この記事は2020年12月27日にホームページにて掲載したものです。

僕が子どもの頃に通っていたアトリエの先生に、一番最初に習ったのが水墨画だった。鉛筆のデッサンよりも先に教えてもらったことを覚えてる。
半紙や筆には、書道で馴染みもあったので取り掛かりやすかった。
水墨画はとても奥が深いのだけど、かしこまらず肩の力を抜いて楽しむことだってできる。

脳みそが動くよりも先に手が動いて、手が動くよりも先に筆が動いて、筆が動くよりも先に墨汁が半紙に吸い込まれていく。そんな感じ。

そんな水墨画はJくんにピッタリじゃないかな、と思って、この日ふいに誘ってみた。

「やってみる?」と僕が訊いて、「うーん」と唸るJくん。だけど「やらない」とすぐには言わなかったので、とりあえずJくんの脳みそがやらない理由を何か考え始める前に、さっそく半紙の前に座らせてみたよ。

いかにもな布キャンバスに向き合う時とは違って、ペラペラな半紙の前ではほんの少し力も抜ける。


水墨画はまず丁寧に筆を作るところから始める。
筆先から根本にかけて、墨の濃淡で綺麗なグラデーションを作る。これがなかなか難しい。

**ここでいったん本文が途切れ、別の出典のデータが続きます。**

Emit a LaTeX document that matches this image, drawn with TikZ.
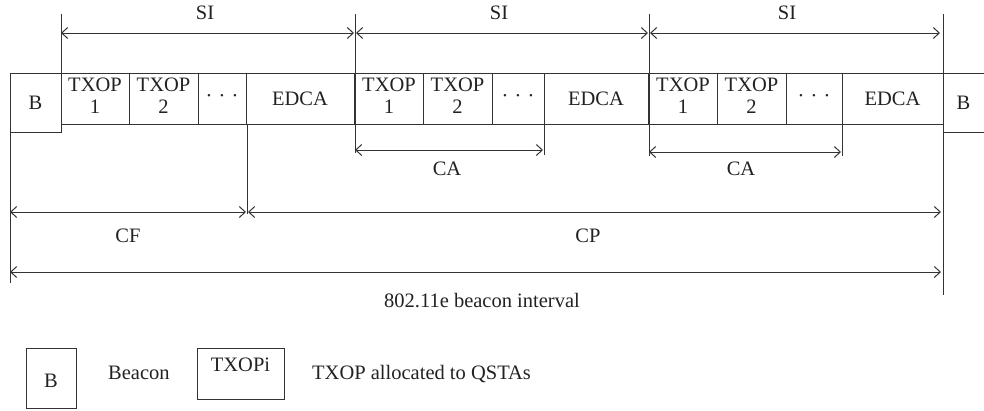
\documentclass[tikz,border=0pt]{standalone}
\usepackage{fontspec}
\setmainfont{Liberation Serif}
\usetikzlibrary{arrows.meta}
\definecolor{lc}{HTML}{333333}
\definecolor{tc}{HTML}{222222}
\newcommand{\txopcell}[1]{\raisebox{-2pt}{\begin{tabular}{@{}c@{}}TXOP\\#1\end{tabular}}}
\begin{document}
\begin{tikzpicture}[x=1pt,y=-1pt,
  every node/.style={font=\fontsize{20.5}{22}\selectfont, text=tc},
  cell/.style={draw=lc, line width=1pt, inner sep=0pt, outer sep=0pt, anchor=north west, minimum height=51pt, align=center},
  bcell/.style={cell, minimum height=59pt},
  dim/.style={draw=lc, line width=1pt, {Straight Barb[length=6pt,width=11pt]}-{Straight Barb[length=6pt,width=11pt]}},
  tick/.style={draw=lc, line width=1pt},
  lab/.style={anchor=base, inner sep=0pt}
]
\useasboundingbox (0,0) rectangle (984,410);

% beacon boxes
\node[bcell, minimum width=51pt] (b1) at (10,73) {B};
\node[bcell, minimum width=41pt] (b2) at (943,73) {B};

% SI 1
\node[cell, minimum width=68pt] (a1) at (61,73) {\txopcell{1}};
\node[cell, minimum width=69pt] (a2) at (129,73) {\txopcell{2}};
\node[cell, minimum width=48pt] (a3) at (198,73) {·\hspace{0.3em}·\hspace{0.3em}·};
\node[cell, minimum width=108pt] (a4) at (246,73) {EDCA};
% SI 2
\node[cell, minimum width=68pt] (c1) at (355,73) {\txopcell{1}};
\node[cell, minimum width=69pt] (c2) at (423,73) {\txopcell{2}};
\node[cell, minimum width=52pt] (c3) at (492,73) {·\hspace{0.3em}·\hspace{0.3em}·};
\node[cell, minimum width=104pt] (c4) at (544,73) {EDCA};
% SI 3
\node[cell, minimum width=68pt] (d1) at (649,73) {\txopcell{1}};
\node[cell, minimum width=69pt] (d2) at (717,73) {\txopcell{2}};
\node[cell, minimum width=56pt] (d3) at (786,73) {·\hspace{0.3em}·\hspace{0.3em}·};
\node[cell, minimum width=101pt] (d4) at (842,73) {EDCA};

% tick coordinates
\coordinate (t1) at (61,14);
\coordinate (t2) at (355,14);
\coordinate (t3) at (649,14);
\coordinate (t4) at (943,14);
\coordinate (l0) at (10,283);
\coordinate (r0) at (943,295);
\coordinate (cfb) at (247,214);
\coordinate (ca1b) at (355,153);
\coordinate (ca1e) at (544,155);
\coordinate (ca2b) at (649,156);
\coordinate (ca2e) at (842,156);

\draw[tick] (t1) -- (a1.north west);
\draw[tick] (t2) -- (c1.north west);
\draw[tick] (t3) -- (d1.north west);
\draw[tick] (t4) -- (b2.north west);
\draw[tick] (b1.south west) -- (l0);
\draw[tick] (b2.south west) -- (r0);
\draw[tick] (a4.south west) ++(1,0) -- (cfb);
\draw[tick] (c1.south west) -- (ca1b);
\draw[tick] (c4.south west) -- (ca1e);
\draw[tick] (d1.south west) -- (ca2b);
\draw[tick] (d4.south west) -- (ca2e);

% arrows
\coordinate (s1a) at (61,33); \coordinate (s1b) at (354,33);
\coordinate (s2a) at (356,33); \coordinate (s2b) at (648,33);
\coordinate (s3a) at (650,33); \coordinate (s3b) at (940,33);
\coordinate (ca1a) at (355,150); \coordinate (ca1z) at (543,150);
\coordinate (ca2a) at (649,152); \coordinate (ca2z) at (841,152);
\coordinate (cfa) at (10,212); \coordinate (cfz) at (246,212);
\coordinate (cpa) at (248,212); \coordinate (cpz) at (941,212);
\coordinate (bia) at (10,272); \coordinate (biz) at (941,272);

\draw[dim] (s1a) -- (s1b);
\draw[dim] (s2a) -- (s2b);
\draw[dim] (s3a) -- (s3b);
\draw[dim] (ca1a) -- (ca1z);
\draw[dim] (ca2a) -- (ca2z);
\draw[dim] (cfa) -- (cfz);
\draw[dim] (cpa) -- (cpz);
\draw[dim] (bia) -- (biz);

% labels
\node[lab] (si1) at (205,19) {SI};
\node[lab] (si2) at (499,19) {SI};
\node[lab] (si3) at (787,19) {SI};
\node[lab] (ca1) at (447,175) {CA};
\node[lab] (ca2) at (741,175) {CA};
\node[lab] (cf) at (128,242) {CF};
\node[lab] (cp) at (588,242) {CP};
\node[lab] (bi) at (482,307) {802.11e beacon interval};

% legend
\node[cell, minimum width=50pt, minimum height=60pt] (lb) at (26,348) {};
\node[lab] (lbt) at (51,387) {B};
\node[lab, anchor=base west] (lbl) at (108,379) {Beacon};
\node[cell, minimum width=87pt, minimum height=51pt] (lt) at (197,348) {};
\node[lab] (ltt) at (240.5,371) {TXOPi};
\node[lab, anchor=base west] (ltl) at (312,379) {TXOP allocated to QSTAs};
\end{tikzpicture}
\end{document}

余談だけど、ギターの弦を上手に張れるようになるまでには、すごく時間がかかる。魚釣りだって、釣竿に針をつけることは難しい。
だから、いつでも最初の第一歩目は、音を鳴らす楽しさから。魚を釣り上げる楽しさから。絵を描く楽しさから。
下準備ができるようになるのは、少しずつ、ゆっくりでいいよ。
自分で何度も繰り返し工夫をすれば、自然と上手になる。


まずは僕が筆を持ってみた。なんとなく。筆を使ったいろんな表現を見せる。Jくんはそれをじっと見ている。
次にJくんに筆を渡して、しばらく遊んでもらった。筆の感触、墨のにおい、半紙に水が染み込んでいく様子を楽しんでもらった。何度も繰り返しているうちに、ずいぶん墨と仲良しになれる。Jくんの手が新しい半紙にどんどん伸びていた。


そのうちに「なにか描いてみたい」とつぶやいたので、もう一度僕が筆を取って、山の絵を描いてみた。それから竹。葉っぱ。おまけに魚や馬も描いてみた。
そのあとで特別になにかを言う事なく、筆をJくんに「どうぞ」と返した。Jくんは僕の描き方や描いた絵を見て、なんとなく手本としながら、山や魚を描いた。

「むずかしい~」とかなんとか、時折ブツブツとつぶやきながらも、水墨画を楽しんで、たくさんの絵を描き上げていたよ。

1日の終わりに描いた、Jくんのひょうたん。
今日の集大成と言える出来上がりになった。


おうちに帰ってからは、木製の額に入れて飾ってもらったんだって。
自分の描いた絵が飾られるって、なんともくすぐったく、恥ずかしくて嬉しい気持ちになる。

額装されたこのひょうたんの絵を、なんでも鑑定団が鑑定したら…、
いち、じゅう、ひゃく、せん、まん……だなんて、ついうっかりすごい値段がついちゃったりするかもね。


水墨画、これからも続けていけるといいね。